**PROBLEM DETAILS:**
Copy out all the lines where "with" shows up.

Plotting code records
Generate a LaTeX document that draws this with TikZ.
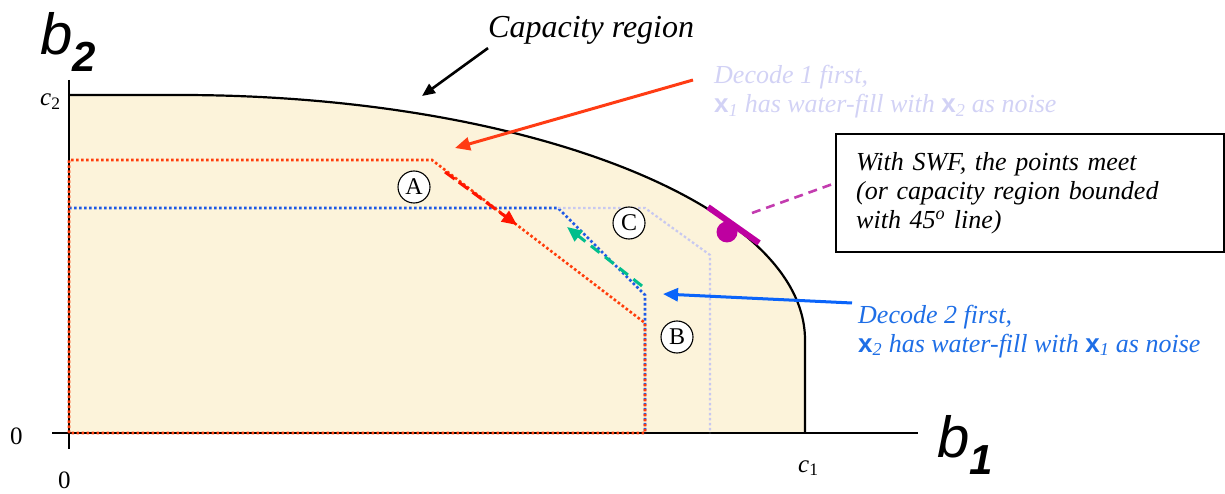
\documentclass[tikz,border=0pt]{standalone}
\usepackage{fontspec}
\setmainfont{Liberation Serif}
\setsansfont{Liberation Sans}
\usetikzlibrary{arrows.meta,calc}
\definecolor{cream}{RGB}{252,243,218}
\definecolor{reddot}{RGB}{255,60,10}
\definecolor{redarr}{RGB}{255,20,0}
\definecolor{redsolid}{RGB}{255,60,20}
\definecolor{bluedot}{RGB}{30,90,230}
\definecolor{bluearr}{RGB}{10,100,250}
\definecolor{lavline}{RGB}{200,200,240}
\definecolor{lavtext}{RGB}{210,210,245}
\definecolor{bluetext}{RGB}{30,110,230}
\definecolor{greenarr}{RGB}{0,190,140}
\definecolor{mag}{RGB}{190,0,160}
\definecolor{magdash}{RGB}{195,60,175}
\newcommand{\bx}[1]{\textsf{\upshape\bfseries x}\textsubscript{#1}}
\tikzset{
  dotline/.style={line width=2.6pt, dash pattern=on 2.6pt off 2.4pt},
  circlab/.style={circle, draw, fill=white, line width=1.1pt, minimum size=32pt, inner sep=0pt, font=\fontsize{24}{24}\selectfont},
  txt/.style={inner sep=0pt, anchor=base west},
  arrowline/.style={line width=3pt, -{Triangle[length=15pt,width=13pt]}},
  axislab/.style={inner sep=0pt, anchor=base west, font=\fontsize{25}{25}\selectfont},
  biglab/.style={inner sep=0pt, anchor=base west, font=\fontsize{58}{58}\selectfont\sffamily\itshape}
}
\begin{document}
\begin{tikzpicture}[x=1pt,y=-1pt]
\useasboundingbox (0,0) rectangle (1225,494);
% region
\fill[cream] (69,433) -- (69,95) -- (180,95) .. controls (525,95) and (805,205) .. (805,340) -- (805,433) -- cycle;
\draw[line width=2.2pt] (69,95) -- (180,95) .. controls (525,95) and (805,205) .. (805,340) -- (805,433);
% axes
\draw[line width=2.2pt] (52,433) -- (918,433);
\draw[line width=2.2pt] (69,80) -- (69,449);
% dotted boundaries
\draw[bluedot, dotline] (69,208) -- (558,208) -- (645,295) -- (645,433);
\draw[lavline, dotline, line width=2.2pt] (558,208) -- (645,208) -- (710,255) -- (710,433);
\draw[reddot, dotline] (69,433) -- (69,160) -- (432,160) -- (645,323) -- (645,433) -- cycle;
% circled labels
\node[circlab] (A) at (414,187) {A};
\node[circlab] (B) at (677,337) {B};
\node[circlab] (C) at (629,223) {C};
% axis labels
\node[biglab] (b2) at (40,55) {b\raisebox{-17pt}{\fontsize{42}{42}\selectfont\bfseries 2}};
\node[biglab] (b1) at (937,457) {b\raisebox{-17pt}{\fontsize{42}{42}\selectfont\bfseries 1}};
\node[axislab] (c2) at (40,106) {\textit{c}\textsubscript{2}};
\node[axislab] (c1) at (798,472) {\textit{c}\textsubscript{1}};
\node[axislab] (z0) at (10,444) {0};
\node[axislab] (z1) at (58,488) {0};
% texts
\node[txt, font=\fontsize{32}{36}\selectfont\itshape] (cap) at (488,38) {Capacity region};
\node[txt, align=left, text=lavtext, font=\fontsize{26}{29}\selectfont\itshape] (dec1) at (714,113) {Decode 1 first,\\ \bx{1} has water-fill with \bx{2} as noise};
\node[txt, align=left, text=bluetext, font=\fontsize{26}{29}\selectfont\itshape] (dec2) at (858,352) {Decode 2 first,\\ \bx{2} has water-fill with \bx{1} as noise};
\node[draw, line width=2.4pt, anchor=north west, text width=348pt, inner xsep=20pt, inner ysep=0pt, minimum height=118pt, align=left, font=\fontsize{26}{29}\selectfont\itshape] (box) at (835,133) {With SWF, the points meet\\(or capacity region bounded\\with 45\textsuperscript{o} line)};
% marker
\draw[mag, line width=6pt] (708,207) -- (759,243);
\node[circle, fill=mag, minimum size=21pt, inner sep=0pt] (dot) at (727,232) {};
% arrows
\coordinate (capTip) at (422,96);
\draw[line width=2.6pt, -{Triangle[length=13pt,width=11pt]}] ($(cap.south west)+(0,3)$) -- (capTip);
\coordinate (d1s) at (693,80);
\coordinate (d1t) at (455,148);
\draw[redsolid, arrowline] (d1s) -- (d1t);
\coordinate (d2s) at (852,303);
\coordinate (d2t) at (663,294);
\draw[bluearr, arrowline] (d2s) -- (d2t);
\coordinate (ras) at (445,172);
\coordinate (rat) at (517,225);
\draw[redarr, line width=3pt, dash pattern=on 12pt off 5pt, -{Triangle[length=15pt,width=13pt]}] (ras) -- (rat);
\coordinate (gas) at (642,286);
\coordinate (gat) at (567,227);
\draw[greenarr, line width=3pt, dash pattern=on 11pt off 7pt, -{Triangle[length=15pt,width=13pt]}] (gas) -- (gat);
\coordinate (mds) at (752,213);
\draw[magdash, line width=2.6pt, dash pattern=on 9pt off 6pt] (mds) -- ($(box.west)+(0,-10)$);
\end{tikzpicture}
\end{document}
==
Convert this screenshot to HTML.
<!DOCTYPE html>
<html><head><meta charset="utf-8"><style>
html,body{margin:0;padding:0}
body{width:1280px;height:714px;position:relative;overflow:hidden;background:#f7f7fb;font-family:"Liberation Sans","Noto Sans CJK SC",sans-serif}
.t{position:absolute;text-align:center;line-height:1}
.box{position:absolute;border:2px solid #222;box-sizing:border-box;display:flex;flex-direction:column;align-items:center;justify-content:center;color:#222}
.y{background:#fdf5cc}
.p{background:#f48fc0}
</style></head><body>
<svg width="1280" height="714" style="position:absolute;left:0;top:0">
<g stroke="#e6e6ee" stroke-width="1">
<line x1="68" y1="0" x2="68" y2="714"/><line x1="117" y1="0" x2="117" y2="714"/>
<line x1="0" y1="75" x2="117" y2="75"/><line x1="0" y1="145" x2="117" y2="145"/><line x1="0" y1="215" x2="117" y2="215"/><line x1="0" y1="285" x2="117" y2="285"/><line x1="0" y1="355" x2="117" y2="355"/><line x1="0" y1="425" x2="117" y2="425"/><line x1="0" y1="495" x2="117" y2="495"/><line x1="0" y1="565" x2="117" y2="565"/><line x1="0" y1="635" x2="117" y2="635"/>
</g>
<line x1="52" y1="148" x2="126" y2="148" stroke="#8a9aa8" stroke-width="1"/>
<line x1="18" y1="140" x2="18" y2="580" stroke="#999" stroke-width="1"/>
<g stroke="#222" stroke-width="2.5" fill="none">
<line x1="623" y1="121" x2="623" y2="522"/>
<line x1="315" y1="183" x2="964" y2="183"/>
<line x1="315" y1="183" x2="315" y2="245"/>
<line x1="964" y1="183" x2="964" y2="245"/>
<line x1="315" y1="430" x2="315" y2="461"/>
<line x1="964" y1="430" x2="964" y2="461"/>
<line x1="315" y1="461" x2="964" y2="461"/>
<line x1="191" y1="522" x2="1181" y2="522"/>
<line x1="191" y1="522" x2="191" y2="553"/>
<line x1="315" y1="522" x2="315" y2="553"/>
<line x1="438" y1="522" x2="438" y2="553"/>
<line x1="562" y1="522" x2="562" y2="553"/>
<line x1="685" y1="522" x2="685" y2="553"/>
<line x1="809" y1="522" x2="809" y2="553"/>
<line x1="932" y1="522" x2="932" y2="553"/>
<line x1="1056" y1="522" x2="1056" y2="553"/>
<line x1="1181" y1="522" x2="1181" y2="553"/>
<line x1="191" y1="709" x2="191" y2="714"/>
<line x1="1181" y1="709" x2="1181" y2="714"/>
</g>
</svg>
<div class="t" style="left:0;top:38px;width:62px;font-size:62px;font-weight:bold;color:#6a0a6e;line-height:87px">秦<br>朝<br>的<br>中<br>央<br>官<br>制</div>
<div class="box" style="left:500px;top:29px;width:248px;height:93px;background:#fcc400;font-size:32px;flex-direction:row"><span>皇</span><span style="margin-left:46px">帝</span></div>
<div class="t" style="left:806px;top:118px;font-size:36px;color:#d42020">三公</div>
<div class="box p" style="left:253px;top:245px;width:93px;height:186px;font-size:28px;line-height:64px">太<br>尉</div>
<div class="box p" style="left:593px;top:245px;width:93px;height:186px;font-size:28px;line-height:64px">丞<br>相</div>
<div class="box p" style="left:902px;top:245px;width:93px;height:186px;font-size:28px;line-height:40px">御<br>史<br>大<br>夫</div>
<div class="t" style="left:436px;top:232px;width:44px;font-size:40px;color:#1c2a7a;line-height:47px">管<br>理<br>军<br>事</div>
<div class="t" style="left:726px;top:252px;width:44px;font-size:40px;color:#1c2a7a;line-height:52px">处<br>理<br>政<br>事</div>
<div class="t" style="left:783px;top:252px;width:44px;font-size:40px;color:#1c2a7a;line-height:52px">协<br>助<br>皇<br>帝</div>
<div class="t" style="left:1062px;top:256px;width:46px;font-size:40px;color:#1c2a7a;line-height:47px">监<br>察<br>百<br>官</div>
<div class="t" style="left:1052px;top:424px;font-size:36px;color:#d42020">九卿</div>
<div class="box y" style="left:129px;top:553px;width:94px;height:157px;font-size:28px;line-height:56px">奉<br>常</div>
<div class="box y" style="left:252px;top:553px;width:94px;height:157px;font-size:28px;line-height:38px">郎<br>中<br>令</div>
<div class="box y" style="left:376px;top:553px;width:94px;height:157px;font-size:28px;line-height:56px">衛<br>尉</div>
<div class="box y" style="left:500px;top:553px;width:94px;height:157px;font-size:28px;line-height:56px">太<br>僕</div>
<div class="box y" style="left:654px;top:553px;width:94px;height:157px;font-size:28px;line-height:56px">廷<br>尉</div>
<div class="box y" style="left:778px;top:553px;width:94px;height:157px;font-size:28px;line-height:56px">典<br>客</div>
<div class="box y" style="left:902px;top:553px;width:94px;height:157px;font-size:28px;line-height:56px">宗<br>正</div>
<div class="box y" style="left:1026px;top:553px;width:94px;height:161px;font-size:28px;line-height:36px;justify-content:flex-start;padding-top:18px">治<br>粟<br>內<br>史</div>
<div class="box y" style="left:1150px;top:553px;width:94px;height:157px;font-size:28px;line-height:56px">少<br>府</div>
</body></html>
---
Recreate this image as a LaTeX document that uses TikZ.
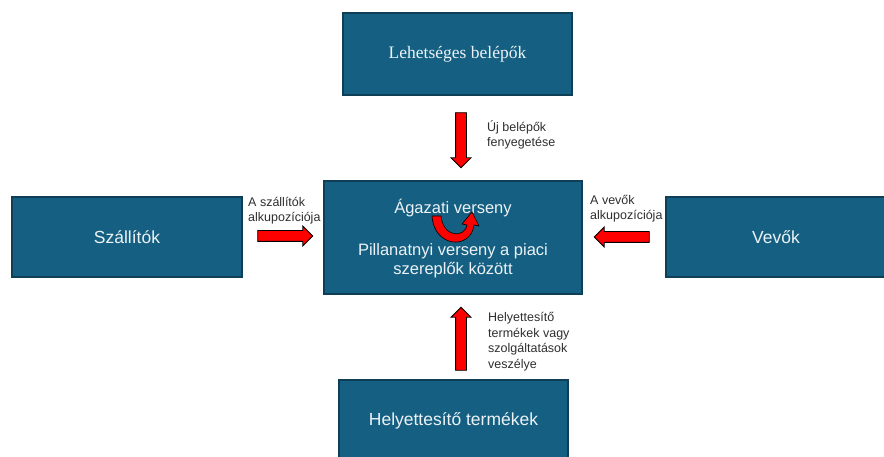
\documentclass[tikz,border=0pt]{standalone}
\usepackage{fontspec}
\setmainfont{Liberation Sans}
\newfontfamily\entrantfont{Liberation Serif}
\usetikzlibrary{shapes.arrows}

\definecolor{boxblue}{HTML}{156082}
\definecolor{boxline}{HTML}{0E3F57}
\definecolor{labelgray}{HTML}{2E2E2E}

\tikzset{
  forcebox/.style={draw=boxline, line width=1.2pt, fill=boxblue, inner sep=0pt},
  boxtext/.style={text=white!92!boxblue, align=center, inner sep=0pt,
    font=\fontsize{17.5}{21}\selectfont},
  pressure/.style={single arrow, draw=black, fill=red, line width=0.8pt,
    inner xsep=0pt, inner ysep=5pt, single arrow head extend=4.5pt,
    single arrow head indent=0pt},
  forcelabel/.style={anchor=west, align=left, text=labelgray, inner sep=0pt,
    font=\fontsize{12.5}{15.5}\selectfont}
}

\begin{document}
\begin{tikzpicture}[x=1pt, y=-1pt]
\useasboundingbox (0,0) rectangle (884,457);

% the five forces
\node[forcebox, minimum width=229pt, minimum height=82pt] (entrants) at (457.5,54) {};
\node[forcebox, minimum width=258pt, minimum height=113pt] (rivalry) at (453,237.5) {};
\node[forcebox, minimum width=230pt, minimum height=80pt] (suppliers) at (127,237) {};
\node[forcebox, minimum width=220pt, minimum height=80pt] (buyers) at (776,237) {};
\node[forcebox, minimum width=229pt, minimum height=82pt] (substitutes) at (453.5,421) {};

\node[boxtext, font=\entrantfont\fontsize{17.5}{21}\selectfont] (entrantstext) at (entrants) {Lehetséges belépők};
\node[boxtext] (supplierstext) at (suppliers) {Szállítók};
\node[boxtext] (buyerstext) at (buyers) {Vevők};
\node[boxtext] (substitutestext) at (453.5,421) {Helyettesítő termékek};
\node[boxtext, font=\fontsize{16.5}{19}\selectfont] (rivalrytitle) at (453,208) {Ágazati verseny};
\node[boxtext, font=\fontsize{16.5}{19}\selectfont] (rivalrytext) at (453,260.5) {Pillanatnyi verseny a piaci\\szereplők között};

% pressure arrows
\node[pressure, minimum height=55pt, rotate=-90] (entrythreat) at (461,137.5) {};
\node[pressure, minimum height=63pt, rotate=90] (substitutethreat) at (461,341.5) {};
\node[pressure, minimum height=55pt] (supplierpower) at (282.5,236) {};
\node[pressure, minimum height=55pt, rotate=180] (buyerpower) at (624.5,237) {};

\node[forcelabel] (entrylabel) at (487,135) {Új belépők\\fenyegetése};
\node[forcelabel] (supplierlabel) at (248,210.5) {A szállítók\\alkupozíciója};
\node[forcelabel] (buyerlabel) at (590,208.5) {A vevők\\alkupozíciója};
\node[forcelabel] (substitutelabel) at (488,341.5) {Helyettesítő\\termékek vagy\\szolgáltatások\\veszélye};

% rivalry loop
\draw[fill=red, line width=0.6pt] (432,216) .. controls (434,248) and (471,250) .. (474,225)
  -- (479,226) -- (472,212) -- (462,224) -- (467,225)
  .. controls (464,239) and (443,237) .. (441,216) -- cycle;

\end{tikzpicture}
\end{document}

**OUTPUT:**
Generate a LaTeX document that draws this with TikZ.
\node[txt, align=left, text=lavtext, font=\fontsize{26}{29}\selectfont\itshape] (dec1) at (714,113) {Decode 1 first,\\ \bx{1} has water-fill with \bx{2} as noise};
\node[txt, align=left, text=bluetext, font=\fontsize{26}{29}\selectfont\itshape] (dec2) at (858,352) {Decode 2 first,\\ \bx{2} has water-fill with \bx{1} as noise};
\node[draw, line width=2.4pt, anchor=north west, text width=348pt, inner xsep=20pt, inner ysep=0pt, minimum height=118pt, align=left, font=\fontsize{26}{29}\selectfont\itshape] (box) at (835,133) {With SWF, the points meet\\(or capacity region bounded\\with 45\textsuperscript{o} line)};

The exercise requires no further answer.